_Written exercise:_ Skip all pictures, then copy the lines from the start of the data through the line with "(memtitle) at (485.5,-25)", keeping both ends.
━━━━━ Provided data
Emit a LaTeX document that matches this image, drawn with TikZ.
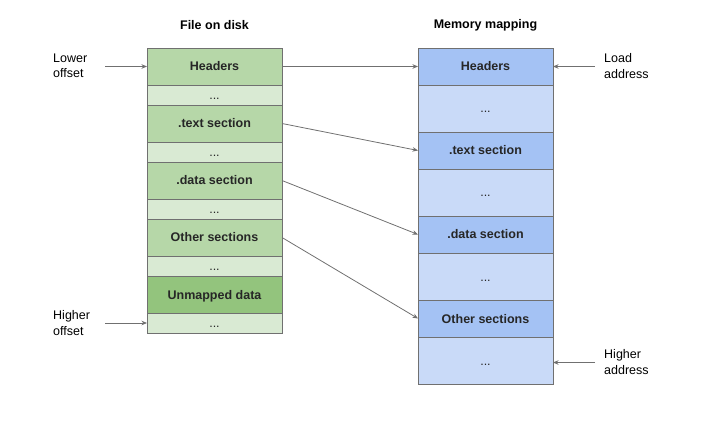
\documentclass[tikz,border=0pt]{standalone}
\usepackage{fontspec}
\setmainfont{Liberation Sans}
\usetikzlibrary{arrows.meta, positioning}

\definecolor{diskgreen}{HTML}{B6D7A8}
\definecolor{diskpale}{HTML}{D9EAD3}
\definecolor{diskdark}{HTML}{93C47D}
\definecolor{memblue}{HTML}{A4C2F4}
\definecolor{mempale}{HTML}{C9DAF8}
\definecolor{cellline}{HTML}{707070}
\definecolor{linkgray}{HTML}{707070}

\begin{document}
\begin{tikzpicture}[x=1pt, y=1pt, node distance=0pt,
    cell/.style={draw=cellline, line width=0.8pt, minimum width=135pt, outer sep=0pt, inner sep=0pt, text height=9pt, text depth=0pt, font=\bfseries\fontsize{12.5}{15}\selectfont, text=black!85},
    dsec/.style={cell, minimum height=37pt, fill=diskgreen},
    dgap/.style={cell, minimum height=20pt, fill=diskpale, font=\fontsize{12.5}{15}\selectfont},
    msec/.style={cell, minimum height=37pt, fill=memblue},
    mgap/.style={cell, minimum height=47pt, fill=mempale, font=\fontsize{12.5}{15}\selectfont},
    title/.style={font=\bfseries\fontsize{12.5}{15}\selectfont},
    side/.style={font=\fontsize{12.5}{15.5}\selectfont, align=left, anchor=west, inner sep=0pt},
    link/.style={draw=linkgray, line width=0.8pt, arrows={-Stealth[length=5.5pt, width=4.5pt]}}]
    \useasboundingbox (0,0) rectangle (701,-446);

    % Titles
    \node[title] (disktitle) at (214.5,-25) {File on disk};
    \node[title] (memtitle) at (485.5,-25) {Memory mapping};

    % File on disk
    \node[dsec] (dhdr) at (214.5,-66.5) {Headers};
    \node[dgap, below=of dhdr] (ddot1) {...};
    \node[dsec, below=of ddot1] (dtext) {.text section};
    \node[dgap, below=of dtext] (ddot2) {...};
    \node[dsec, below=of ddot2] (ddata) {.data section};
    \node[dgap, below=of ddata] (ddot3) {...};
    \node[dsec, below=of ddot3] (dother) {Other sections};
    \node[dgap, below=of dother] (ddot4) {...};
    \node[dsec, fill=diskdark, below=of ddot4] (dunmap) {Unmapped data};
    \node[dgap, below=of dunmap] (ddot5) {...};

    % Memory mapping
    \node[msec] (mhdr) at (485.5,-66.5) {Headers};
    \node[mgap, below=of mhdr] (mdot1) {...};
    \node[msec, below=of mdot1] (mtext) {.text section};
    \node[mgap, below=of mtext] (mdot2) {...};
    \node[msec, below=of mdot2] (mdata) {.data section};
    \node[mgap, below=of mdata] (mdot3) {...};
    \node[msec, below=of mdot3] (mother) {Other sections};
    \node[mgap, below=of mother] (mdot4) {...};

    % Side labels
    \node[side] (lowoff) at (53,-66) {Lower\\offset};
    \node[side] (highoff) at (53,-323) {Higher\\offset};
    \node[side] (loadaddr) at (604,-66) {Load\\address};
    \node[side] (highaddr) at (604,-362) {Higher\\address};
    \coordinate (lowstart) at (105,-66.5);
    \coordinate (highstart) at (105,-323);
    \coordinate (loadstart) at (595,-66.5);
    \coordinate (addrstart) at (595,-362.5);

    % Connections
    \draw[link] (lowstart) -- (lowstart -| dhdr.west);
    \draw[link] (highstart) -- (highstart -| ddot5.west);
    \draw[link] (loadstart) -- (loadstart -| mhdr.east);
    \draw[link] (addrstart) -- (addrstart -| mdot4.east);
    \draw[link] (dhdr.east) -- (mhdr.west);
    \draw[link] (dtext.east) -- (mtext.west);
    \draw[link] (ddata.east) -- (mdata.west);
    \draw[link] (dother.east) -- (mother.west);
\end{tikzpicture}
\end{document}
━━━━━━━━━━
_Exercise result:_
Emit a LaTeX document that matches this image, drawn with TikZ.
\documentclass[tikz,border=0pt]{standalone}
\usepackage{fontspec}
\setmainfont{Liberation Sans}
\usetikzlibrary{arrows.meta, positioning}

\definecolor{diskgreen}{HTML}{B6D7A8}
\definecolor{diskpale}{HTML}{D9EAD3}
\definecolor{diskdark}{HTML}{93C47D}
\definecolor{memblue}{HTML}{A4C2F4}
\definecolor{mempale}{HTML}{C9DAF8}
\definecolor{cellline}{HTML}{707070}
\definecolor{linkgray}{HTML}{707070}

\begin{document}
\begin{tikzpicture}[x=1pt, y=1pt, node distance=0pt,
    cell/.style={draw=cellline, line width=0.8pt, minimum width=135pt, outer sep=0pt, inner sep=0pt, text height=9pt, text depth=0pt, font=\bfseries\fontsize{12.5}{15}\selectfont, text=black!85},
    dsec/.style={cell, minimum height=37pt, fill=diskgreen},
    dgap/.style={cell, minimum height=20pt, fill=diskpale, font=\fontsize{12.5}{15}\selectfont},
    msec/.style={cell, minimum height=37pt, fill=memblue},
    mgap/.style={cell, minimum height=47pt, fill=mempale, font=\fontsize{12.5}{15}\selectfont},
    title/.style={font=\bfseries\fontsize{12.5}{15}\selectfont},
    side/.style={font=\fontsize{12.5}{15.5}\selectfont, align=left, anchor=west, inner sep=0pt},
    link/.style={draw=linkgray, line width=0.8pt, arrows={-Stealth[length=5.5pt, width=4.5pt]}}]
    \useasboundingbox (0,0) rectangle (701,-446);

    % Titles
    \node[title] (disktitle) at (214.5,-25) {File on disk};
    \node[title] (memtitle) at (485.5,-25) {Memory mapping};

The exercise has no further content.